Another problem is that if the patient dies, that '3 to 4%' figure is brought up in COURT in the form of a malpractice suit against the doctor that prescribed the alternative!
The niche medications which treat ailments that effect 1% of the population have a high price and the research in finding them is often NEVER PAID OFF. It's a tightly held secret that drug companies often pursue avenues that yield JACK SQUAT.
The worthless 'celebrex' and 'nexium' medications pay for those dead ends and niche drugs. And their marketing allows them to do that.
Drugs like Celebrex which show barely any improvement over placebo, and medications that take care of problems related to obesity (a relatively easily-cured disease) wouldn't be flying off the counters if it weren't for those commercials.
If the drug companies cut their marketing in half, freeing up 20% of their revenue according to your figures (which, btw, are wrong), they may end up having half the revenue to work with. So they'd have -50% less money and +20% more, for a net of -30%. Those are obviously arbitrary figures, but you can see the point: less marketing does not mean more money for R&D.
So, to sum up, the pharmaceutical system in the US is the best money could buy. If central planning were the answer, the US wouldn't be lapping the socialized world in pharmacological research. When government starts telling doctors what to prescribe and price fixing on drugs in America, we'll see a quick restructuring inside these companies in which R&D will fall through the floor.
Re:marketing vs R&D (Score:3, Funny)
I tried this.

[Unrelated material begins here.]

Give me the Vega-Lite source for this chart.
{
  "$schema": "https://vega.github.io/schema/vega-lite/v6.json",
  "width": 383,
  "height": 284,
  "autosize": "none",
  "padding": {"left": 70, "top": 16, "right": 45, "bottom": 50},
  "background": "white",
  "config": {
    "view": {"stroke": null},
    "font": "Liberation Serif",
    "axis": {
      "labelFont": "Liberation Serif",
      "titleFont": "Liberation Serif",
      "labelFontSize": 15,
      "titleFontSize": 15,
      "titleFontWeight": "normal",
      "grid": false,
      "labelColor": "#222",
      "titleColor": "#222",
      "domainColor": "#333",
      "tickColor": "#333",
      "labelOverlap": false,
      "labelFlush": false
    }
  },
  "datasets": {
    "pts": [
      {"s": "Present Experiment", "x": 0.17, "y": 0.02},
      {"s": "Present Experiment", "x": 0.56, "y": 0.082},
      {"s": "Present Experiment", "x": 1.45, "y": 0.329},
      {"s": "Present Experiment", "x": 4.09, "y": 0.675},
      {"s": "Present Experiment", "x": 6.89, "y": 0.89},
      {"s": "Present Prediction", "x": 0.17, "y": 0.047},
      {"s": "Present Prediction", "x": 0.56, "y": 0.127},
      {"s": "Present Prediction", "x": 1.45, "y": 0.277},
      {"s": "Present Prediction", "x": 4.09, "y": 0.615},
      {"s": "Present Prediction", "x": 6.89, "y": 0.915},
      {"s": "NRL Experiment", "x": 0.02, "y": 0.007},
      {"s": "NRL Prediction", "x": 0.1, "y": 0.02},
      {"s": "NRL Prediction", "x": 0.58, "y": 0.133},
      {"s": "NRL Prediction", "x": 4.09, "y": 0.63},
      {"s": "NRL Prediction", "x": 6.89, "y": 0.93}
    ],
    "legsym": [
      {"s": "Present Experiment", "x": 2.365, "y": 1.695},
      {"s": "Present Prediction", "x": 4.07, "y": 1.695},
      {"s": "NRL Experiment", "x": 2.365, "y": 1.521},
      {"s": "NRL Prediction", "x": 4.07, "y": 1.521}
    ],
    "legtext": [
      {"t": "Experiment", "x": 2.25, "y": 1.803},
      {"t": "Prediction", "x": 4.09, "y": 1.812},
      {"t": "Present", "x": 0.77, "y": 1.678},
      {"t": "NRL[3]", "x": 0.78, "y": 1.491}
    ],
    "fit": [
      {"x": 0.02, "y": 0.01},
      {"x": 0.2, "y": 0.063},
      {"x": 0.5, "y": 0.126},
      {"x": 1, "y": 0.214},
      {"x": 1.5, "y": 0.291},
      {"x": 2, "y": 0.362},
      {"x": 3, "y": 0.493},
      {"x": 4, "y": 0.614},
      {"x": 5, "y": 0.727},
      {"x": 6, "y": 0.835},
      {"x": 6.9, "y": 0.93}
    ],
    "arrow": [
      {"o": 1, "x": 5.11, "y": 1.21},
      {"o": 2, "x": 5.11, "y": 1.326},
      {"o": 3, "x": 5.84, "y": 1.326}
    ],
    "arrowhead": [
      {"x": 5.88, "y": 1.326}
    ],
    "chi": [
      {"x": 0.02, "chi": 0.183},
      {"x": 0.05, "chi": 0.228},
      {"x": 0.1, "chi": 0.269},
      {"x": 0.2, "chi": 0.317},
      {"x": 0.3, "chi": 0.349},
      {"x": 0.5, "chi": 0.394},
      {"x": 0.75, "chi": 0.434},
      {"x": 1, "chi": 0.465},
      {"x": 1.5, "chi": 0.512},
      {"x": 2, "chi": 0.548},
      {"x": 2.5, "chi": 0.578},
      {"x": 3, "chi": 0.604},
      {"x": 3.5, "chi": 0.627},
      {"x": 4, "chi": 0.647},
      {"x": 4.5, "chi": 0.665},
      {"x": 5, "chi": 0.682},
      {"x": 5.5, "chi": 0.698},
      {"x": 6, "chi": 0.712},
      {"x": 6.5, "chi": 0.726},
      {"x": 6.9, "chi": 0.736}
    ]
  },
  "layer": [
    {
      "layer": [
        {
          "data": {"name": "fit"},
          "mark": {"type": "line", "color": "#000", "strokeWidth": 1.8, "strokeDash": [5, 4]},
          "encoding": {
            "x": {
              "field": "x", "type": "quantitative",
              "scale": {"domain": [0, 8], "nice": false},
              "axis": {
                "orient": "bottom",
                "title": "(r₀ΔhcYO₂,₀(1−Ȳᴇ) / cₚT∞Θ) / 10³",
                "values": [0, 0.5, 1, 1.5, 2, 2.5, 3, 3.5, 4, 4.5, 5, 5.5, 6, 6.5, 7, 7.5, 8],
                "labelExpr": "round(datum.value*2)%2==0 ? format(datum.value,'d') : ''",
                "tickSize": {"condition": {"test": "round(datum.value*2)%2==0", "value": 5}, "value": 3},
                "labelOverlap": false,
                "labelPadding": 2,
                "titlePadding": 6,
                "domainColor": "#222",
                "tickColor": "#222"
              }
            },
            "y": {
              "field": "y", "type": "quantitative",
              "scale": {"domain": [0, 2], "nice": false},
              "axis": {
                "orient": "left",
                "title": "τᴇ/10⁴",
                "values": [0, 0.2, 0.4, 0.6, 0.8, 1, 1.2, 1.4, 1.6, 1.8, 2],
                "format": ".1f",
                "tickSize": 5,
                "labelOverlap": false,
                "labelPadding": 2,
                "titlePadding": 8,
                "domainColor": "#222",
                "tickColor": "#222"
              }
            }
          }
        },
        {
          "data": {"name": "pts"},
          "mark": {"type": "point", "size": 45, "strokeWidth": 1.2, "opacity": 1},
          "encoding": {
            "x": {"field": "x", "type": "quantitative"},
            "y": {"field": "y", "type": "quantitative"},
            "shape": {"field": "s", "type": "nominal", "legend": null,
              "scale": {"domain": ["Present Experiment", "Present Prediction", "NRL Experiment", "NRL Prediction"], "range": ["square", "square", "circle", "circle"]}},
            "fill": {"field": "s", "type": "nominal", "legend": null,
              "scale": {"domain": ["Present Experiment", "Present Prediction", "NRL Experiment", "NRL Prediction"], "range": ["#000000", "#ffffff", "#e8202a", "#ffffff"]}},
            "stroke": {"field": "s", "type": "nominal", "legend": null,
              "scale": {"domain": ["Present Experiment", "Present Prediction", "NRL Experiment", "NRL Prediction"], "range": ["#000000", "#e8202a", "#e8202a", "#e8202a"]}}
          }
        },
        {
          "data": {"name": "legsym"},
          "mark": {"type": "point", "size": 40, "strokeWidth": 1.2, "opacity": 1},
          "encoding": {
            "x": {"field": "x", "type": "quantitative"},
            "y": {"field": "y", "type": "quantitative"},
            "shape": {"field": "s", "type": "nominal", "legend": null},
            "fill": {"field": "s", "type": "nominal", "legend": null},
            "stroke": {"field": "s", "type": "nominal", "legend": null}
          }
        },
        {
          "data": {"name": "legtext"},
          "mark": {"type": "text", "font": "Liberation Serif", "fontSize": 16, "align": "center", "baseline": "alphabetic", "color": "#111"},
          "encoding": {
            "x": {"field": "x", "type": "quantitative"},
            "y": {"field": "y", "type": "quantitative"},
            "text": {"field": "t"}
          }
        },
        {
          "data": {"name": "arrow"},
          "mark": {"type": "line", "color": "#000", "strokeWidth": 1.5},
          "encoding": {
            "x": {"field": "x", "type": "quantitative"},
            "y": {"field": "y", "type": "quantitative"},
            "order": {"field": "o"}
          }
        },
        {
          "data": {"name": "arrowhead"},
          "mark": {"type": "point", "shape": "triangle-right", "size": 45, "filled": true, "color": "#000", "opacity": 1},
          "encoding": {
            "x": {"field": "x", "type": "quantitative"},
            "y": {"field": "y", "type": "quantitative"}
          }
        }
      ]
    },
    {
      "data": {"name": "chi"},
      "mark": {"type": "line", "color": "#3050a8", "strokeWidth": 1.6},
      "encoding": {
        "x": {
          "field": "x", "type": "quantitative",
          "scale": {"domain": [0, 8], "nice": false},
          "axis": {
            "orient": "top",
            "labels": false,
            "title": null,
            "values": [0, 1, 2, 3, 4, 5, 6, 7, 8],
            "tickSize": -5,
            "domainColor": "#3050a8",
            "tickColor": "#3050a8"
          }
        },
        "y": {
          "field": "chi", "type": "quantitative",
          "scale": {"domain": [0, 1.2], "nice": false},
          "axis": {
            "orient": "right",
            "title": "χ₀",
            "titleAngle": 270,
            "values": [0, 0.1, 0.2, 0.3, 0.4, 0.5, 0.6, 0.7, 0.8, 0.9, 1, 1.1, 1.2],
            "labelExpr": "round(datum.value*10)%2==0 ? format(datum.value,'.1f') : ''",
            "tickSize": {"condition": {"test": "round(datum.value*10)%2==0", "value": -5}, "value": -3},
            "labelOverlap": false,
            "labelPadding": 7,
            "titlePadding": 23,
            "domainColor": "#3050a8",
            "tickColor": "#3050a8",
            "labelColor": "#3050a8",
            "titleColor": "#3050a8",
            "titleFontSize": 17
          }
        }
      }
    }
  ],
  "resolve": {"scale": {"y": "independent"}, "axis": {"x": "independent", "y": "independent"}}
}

Added bonuses were that I tried out and made second soprano in the Vienna Boys' Choir (at age 46), I don't have to shave any more, and my underwear doesn't fit as tightly either.
One downside was that my nipples are a lot more sensitive than they used to be.

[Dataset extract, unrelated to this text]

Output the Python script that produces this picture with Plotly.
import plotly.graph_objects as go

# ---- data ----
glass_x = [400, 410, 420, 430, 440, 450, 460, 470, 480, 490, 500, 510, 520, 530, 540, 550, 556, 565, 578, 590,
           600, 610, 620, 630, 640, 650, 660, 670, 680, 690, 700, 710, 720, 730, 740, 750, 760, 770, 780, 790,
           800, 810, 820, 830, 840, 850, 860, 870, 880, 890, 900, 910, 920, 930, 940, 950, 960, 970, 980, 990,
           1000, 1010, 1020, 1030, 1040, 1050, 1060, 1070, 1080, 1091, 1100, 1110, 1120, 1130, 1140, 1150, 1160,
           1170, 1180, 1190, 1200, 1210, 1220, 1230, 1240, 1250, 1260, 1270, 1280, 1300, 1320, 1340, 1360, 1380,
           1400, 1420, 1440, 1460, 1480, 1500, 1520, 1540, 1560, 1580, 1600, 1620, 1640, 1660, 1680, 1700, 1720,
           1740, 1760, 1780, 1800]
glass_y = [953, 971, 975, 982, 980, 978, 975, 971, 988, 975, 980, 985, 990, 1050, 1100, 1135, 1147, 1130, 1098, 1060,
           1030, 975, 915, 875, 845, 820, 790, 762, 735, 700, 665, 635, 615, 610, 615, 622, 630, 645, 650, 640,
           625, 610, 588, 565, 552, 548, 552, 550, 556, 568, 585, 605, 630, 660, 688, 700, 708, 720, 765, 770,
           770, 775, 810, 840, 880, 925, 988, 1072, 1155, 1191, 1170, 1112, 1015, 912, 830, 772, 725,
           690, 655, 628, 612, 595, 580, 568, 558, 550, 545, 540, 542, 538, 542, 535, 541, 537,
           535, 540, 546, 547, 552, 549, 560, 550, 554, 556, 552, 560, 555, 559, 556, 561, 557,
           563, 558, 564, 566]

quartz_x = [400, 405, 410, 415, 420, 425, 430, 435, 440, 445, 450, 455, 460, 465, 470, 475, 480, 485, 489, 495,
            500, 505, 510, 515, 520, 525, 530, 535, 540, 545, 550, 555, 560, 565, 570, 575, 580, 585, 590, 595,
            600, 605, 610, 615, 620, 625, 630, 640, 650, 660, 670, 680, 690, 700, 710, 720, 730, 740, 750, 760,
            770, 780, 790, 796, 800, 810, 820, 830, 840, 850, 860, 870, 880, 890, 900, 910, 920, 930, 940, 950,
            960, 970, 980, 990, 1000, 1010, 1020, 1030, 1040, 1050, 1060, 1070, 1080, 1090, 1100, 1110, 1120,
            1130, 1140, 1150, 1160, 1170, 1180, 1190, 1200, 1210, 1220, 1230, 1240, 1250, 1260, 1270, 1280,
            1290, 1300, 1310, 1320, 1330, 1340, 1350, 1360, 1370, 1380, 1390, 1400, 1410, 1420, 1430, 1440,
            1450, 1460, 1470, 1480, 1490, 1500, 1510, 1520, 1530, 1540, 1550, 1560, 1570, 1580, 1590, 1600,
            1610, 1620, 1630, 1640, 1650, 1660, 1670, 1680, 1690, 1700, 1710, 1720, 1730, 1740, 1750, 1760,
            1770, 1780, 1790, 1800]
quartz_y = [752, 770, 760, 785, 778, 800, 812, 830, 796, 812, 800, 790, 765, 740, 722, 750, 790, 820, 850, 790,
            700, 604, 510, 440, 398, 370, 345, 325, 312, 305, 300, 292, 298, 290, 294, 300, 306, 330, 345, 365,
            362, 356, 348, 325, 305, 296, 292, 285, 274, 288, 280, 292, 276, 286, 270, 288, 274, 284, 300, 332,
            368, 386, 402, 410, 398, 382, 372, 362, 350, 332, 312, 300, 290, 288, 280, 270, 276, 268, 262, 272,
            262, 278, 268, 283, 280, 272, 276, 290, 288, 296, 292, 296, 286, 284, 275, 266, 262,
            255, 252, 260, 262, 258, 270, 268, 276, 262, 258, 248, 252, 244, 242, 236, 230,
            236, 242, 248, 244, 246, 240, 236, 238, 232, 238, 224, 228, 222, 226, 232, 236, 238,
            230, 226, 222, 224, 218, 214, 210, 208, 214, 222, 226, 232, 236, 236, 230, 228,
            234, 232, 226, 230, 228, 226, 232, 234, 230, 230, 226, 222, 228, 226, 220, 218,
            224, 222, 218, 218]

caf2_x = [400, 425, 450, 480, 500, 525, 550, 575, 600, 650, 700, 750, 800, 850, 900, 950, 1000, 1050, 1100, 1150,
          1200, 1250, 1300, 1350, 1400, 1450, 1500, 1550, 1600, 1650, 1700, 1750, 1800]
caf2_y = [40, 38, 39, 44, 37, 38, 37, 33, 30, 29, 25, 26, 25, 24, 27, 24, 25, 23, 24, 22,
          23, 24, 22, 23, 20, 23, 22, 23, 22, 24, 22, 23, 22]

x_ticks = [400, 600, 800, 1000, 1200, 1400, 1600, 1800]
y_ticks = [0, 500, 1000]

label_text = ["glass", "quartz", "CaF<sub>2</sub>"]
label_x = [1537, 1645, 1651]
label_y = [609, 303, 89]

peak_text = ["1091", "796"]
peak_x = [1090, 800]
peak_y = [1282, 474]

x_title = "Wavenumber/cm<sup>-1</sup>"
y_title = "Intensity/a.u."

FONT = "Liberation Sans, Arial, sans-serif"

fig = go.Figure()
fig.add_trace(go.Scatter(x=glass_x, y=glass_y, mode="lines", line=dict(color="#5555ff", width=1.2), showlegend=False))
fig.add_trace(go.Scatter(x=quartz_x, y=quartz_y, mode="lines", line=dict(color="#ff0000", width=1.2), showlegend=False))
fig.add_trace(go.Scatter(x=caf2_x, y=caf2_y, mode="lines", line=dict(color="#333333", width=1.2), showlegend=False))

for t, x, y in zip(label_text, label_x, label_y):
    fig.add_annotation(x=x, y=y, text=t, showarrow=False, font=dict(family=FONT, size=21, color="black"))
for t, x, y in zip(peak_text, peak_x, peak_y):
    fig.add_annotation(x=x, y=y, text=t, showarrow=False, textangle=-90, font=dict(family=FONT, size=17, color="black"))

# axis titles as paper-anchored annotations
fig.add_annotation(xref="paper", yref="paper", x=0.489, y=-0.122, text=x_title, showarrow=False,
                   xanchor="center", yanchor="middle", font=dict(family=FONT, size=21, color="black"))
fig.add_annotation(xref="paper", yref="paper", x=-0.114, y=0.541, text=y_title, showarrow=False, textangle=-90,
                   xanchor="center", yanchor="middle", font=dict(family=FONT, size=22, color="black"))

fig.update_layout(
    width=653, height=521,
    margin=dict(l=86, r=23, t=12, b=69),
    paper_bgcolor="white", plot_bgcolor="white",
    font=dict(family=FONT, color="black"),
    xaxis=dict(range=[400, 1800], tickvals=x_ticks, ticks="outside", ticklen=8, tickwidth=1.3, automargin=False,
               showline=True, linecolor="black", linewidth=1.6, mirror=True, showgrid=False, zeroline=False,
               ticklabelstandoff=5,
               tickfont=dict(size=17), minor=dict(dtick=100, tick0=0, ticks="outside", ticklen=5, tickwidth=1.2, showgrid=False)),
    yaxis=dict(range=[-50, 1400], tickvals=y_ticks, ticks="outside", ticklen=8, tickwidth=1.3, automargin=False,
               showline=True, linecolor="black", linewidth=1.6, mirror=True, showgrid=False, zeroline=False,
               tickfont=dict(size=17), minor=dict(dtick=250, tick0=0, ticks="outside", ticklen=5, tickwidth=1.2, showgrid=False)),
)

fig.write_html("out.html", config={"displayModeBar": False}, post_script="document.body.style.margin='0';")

Re:marketing vs R&D (Score:1, Funny)
I heard about the magic of Viagra, so I went to my dr and said I couldn't get it up. Ok, I lied, how is a doctor supposed to test for "performance anxiety"? And when a fifty-something says he can't get it up, who's going to disbelive him? So he gave me a sample pack.
Now all the crack whores in town want to marry me.
As to the side effects, by the time you're my age you get most if not all of them WITHOUT Viagra!